D’où un cocktail détonnant, entre « Conan » et la tradition courtoise lorgnant sur Les Feux de l’amour : c’est invraisemblablement bourrin, macho au possible, et d’une niaiserie confondante. C’est, du coup, parfois à hurler de rire. Mais c’est aussi bourré d’idées et très certainement séminal : la quatrième de couv’ évoque des auteurs aussi divers que Robert Heinlein, Michael Moorcock (qui a pastiché la chose dans un autre recueil sorti en Omnibus), Arthur C. Clarke et Ray Bradbury ; j’aurais plutôt cité, pour ma part, Robert E. Howard et Jack Vance. Mais c’est à vrai dire toute la littérature d’imaginaire principalement axée sur l’action qui pourrait remonter à ce Cycle de Mars, et en prime tous les planet operas. Et, avouons-le, avec tous ses ridicules et malgré une plume datée et parfois pénible, c’est dans l’ensemble très rigolo, et ça remplit toujours, un siècle plus tard, parfaitement son office, ce qui mérite tout de même d’être souligné.
Décortiquons maintenant la bête. Tout commence avec La Princesse de Mars (A Princess of Mars). Nous faisons la connaissance de John Carter, un ancien officier sudiste (et accessoirement un vrai connard arrogant) ; parti à la recherche d’or dans les montagnes américaines, il est un jour poursuivi par de (naturellement) féroces Apaches, qui le contraignent à trouver refuge dans une grotte. Il s’endort… et quand il se réveille, sans que l’on ait besoin d’autre explication, c’est sur Mars, et à poil. Ah. Bon. Ben on va faire avec, hein. John Carter part explorer les environs, et découvre bientôt une planète moribonde, ravagée par des conflits incessants entre les différentes races « humaines » de Barsoom (dans l’ordre où on les rencontre, les Verts, les Rouges, les Blancs, les Noirs et les Jaunes). Sur Terre, John Carter était déjà un soldat de la meilleure trempe ; mais sur Barsoom, sa constitution terrienne qui détonne avec la faible gravité environnante lui permet d’accomplir des prodiges. Il va devenir ainsi un guerrier particulièrement redoutable, luttant sans cesse pour sa survie… et pour l’amour de la belle Dejah Thoris, princesse d’Hélium.

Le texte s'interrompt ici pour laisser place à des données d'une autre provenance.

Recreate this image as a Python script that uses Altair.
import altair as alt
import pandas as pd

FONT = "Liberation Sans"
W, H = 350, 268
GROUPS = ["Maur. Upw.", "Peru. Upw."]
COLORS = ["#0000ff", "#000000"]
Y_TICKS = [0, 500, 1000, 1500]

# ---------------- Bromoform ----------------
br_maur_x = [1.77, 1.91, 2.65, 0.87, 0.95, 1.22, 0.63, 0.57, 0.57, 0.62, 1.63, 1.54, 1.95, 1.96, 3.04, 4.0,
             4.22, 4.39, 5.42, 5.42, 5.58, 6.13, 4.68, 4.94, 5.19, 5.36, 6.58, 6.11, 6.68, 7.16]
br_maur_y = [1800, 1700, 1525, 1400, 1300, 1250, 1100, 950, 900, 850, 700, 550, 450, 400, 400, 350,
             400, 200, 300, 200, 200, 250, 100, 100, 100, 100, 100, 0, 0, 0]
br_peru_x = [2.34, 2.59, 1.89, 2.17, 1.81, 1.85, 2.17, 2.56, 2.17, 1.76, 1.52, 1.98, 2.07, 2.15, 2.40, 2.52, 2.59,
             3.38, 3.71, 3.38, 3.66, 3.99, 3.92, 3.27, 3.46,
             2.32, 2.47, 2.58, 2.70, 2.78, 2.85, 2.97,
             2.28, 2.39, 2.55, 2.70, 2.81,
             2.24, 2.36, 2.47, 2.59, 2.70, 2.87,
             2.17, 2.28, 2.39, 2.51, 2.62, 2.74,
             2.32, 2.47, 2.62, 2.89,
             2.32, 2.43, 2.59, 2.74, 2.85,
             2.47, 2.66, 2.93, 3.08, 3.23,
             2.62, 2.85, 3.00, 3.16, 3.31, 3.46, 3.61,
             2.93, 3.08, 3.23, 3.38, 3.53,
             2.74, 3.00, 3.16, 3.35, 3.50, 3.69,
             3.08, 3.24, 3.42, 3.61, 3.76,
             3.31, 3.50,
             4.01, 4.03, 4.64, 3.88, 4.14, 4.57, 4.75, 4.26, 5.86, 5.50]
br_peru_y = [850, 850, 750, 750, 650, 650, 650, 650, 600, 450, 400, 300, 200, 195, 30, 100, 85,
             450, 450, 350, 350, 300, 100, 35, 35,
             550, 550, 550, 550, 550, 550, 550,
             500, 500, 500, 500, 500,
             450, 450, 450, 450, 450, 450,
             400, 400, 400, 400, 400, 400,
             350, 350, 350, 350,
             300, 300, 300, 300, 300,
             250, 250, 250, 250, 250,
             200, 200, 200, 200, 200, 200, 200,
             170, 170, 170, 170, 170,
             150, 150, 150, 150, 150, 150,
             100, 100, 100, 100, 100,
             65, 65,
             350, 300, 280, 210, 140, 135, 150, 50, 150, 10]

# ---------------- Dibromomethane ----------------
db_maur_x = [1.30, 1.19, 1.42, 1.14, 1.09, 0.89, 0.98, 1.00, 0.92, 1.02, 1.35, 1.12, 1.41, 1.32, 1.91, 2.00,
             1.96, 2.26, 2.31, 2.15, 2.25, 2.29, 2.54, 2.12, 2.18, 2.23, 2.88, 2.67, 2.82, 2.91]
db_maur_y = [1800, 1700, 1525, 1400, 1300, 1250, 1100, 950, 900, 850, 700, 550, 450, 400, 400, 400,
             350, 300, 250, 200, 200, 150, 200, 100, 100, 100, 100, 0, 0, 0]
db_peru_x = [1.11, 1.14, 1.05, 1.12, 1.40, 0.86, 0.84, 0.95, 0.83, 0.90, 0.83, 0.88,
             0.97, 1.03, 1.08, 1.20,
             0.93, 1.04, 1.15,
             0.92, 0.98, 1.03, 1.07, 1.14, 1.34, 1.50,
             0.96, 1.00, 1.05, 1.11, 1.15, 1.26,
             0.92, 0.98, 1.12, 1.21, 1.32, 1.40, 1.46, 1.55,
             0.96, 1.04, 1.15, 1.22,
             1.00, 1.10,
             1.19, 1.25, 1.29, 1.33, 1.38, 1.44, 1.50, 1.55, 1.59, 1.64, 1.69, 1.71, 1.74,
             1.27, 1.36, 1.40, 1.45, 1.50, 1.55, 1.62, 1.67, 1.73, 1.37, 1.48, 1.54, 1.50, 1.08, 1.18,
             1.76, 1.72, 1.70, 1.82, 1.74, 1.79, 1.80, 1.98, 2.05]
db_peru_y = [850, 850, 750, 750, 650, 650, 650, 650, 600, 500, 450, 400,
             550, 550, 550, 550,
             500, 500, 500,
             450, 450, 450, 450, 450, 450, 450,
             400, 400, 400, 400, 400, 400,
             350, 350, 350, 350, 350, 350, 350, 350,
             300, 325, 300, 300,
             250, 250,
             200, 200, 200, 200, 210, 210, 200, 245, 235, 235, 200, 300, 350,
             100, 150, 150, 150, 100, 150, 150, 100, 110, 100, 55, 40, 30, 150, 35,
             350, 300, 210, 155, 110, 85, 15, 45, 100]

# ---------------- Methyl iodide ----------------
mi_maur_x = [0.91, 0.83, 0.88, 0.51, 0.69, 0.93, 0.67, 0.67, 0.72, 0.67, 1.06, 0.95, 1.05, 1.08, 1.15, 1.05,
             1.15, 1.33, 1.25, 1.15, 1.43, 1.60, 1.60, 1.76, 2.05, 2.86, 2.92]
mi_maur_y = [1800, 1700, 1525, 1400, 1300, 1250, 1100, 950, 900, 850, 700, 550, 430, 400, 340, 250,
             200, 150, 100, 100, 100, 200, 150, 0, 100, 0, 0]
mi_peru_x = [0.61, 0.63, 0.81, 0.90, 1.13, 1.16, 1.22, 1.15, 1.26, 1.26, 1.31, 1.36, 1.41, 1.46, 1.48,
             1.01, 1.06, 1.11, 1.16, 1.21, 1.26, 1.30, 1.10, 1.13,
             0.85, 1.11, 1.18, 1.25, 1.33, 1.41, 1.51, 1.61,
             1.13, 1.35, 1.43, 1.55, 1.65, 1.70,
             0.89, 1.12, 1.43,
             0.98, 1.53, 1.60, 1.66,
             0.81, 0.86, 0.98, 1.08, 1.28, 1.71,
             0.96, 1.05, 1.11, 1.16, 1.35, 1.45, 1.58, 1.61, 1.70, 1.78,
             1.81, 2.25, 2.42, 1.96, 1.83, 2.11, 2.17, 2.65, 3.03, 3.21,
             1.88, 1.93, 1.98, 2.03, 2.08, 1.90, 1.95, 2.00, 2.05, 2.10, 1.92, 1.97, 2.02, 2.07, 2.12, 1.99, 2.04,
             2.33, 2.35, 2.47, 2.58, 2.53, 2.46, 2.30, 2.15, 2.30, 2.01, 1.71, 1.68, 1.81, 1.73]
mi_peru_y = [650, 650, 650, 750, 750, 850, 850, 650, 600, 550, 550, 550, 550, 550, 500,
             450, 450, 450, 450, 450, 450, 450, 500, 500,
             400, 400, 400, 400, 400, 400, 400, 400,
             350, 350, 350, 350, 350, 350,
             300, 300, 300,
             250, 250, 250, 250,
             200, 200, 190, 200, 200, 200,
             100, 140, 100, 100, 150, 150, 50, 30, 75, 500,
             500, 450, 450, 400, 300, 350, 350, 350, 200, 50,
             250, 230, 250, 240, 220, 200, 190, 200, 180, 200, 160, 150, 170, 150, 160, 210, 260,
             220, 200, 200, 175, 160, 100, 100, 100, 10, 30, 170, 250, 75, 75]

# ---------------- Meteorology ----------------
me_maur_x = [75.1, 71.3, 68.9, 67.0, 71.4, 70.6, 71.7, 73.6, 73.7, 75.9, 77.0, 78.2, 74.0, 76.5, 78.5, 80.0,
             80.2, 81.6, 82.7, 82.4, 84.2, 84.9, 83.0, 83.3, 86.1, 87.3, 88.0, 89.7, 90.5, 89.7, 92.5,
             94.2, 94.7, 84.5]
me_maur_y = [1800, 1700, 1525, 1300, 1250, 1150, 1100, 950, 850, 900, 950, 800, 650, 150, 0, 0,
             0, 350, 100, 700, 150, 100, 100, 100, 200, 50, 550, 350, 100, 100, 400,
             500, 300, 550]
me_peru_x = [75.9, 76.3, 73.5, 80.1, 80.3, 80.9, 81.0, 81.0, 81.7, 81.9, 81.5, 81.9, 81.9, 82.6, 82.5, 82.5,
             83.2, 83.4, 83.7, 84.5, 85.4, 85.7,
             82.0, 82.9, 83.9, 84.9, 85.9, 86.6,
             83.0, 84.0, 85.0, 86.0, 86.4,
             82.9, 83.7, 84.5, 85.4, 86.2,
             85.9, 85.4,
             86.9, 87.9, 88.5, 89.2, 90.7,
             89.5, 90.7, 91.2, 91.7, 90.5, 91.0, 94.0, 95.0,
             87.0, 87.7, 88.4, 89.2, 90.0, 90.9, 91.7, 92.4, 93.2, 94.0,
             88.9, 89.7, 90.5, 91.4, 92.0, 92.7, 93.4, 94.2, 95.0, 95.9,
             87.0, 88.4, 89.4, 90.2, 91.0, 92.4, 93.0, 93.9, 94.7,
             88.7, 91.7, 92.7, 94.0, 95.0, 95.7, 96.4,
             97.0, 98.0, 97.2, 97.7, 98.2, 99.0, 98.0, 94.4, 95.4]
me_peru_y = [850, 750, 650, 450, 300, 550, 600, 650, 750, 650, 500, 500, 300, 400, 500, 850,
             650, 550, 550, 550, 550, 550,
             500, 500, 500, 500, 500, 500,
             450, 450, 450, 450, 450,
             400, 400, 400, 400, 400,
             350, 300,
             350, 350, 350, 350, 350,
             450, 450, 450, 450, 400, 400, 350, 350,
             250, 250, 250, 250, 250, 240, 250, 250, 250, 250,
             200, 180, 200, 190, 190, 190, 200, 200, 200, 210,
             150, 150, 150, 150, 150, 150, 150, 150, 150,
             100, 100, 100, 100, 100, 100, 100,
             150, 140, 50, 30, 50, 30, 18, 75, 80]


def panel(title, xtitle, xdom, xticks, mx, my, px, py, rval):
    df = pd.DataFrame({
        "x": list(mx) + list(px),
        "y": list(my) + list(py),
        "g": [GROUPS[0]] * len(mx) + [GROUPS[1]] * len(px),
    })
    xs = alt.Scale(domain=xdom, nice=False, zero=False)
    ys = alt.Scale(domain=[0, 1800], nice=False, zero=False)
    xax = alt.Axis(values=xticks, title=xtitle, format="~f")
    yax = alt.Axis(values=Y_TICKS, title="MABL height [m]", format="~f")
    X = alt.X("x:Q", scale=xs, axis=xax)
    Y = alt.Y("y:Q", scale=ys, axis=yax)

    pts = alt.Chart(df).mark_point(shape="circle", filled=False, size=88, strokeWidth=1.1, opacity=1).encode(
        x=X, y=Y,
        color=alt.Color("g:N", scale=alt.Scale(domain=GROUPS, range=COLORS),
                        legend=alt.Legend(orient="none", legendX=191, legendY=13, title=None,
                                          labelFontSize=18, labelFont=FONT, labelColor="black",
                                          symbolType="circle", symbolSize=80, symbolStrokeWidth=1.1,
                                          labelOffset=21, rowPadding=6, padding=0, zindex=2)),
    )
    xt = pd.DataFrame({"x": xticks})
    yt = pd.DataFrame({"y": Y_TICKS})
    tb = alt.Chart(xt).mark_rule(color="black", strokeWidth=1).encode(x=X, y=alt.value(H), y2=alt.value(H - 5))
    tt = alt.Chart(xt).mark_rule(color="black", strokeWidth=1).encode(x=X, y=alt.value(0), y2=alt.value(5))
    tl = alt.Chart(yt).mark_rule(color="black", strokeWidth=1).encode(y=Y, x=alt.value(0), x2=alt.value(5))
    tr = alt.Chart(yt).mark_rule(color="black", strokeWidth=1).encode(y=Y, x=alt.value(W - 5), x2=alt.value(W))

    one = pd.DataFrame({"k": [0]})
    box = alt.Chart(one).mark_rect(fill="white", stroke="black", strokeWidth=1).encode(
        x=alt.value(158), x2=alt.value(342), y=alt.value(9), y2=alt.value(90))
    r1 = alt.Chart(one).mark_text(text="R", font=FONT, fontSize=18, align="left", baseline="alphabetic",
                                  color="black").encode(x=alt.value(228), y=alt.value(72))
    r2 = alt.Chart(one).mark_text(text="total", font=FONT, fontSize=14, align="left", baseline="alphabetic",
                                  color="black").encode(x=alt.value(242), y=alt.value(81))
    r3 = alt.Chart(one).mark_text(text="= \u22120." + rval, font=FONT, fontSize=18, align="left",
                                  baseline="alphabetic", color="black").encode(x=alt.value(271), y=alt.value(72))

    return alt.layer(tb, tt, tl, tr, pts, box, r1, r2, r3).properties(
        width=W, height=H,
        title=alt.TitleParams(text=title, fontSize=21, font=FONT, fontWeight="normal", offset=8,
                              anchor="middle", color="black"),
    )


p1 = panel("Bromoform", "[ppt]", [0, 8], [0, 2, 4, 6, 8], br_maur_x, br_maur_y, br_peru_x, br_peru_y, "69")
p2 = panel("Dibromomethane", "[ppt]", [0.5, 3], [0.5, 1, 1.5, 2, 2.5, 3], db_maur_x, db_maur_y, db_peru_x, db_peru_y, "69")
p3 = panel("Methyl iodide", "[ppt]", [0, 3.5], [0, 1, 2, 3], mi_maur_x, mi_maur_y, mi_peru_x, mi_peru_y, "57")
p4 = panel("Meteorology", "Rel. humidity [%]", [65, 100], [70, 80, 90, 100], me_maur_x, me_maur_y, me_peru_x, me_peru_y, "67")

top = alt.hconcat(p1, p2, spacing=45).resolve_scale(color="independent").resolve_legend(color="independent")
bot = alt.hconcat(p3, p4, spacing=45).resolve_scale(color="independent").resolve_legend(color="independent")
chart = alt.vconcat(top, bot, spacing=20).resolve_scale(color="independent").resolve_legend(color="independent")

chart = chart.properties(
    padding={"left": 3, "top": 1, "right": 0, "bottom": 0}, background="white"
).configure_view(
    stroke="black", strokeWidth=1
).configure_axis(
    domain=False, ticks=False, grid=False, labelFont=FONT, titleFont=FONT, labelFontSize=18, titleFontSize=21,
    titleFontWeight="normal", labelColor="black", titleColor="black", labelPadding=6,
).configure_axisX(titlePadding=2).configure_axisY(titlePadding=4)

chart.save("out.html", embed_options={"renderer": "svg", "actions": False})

Le roman se conclut sur un cliffhanger brutal, qui laisse le lecteur à bout de souffle (littéralement).
Mais, heureusement, c’est pas fini (loin de là) : on enchaîne avec Les Dieux de Mars (The Gods of Mars), à mon sens le meilleur des cinq romans ici compilés ; John Carter y retourne enfin sur Mars, et se retrouve à foutre le bordel dans les convictions raciales et religieuses des Martiens (ce qui rend le roman moins con qu’il n’en a l’air) ; l’action est menée tambour battant, sans interruption, et c’est l’occasion pour John Carter de retrouver de vieux amis, et de s’en faire de nouveaux, comme Thuvia, et de rencontrer – de manière hilarante tant notre héros est lent du ciboulot – son fils Carthoris. Là encore, le roman s’achève sur un cliffhanger haletant, appelant nécessairement une suite.

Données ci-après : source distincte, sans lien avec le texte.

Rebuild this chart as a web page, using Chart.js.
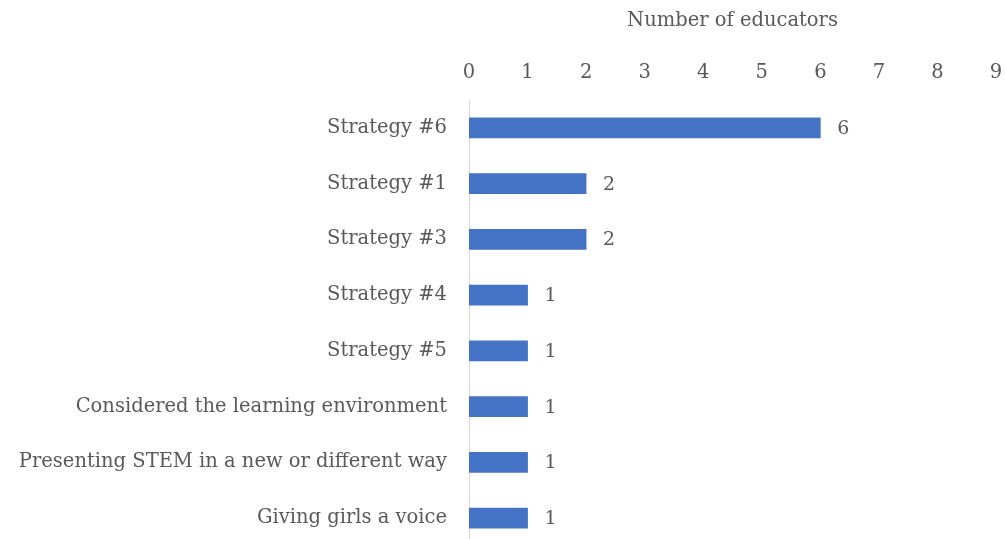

Ce sera Le Guerrier de Mars (The Warlord of Mars), qui enchaîne directement à la fin du roman précédent. Après avoir foutu la merde au pôle sud dans l’épisode antérieur, John Carter est cette fois amené à se tourner vers le pôle nord et ses cruels Jaunes (ben oui). Pour le reste, on ne change pas une recette qui fonctionne : le schéma est largement le même que celui des deux romans précédents… ce qui peut entraîner un minimum de lassitude. John Carter n’en héritera pas moins du titre inédit de seigneur de guerre de Barsoom, ce qui ne le rendra pas moins arrogant, loin de là.
Suit Thuvia, vierge de Mars (Thuvia, Maid of Mars), le plus court de ces cinq romans, qui se contente largement de changer le couple principal (Carthoris et Thuvia remplacent John Carter et Dejah Thoris), mais manie toujours les mêmes ingrédients, pour un résultat moyen.
Le niveau remonte, à mon sens en tout cas, avec le dernier de ces cinq romans, Échecs sur Mars (The Chessmen of Mars). Nous y rencontrons Tara d’Hélium, fille de John Carter et Dejah Thoris (et donc sœur de Carthoris), qui, en plus d’être une princesse arrogante, est incroyablement conne. C’est ainsi qu’elle va très vite se retrouver dans un merdier sans nom, dont il faudra bien que quelqu’un la tire : ce sera Gahan de Gathol, amoureux éconduit mais fine lame et tête brûlée. Là encore, l’action va à cent à l’heure, ponctuée de bonnes voire très bonnes idées, et ça se lit tout seul.
Alors voilà : Le Cycle de Mars est une lecture très drôle, malgré elle parfois, mais à n’en pas douter fort divertissante. L’influence de ce cycle sur la SF ultérieure la plus axée sur l’aventure est indéniable. Aussi ce voyage sur Barsoom fut-il tout sauf déplaisant. Avis aux amateurs et, tous en chœur :
BEUAAAAAAAAAAAAAAAAAAAAAAAAAAAAAAARH !!!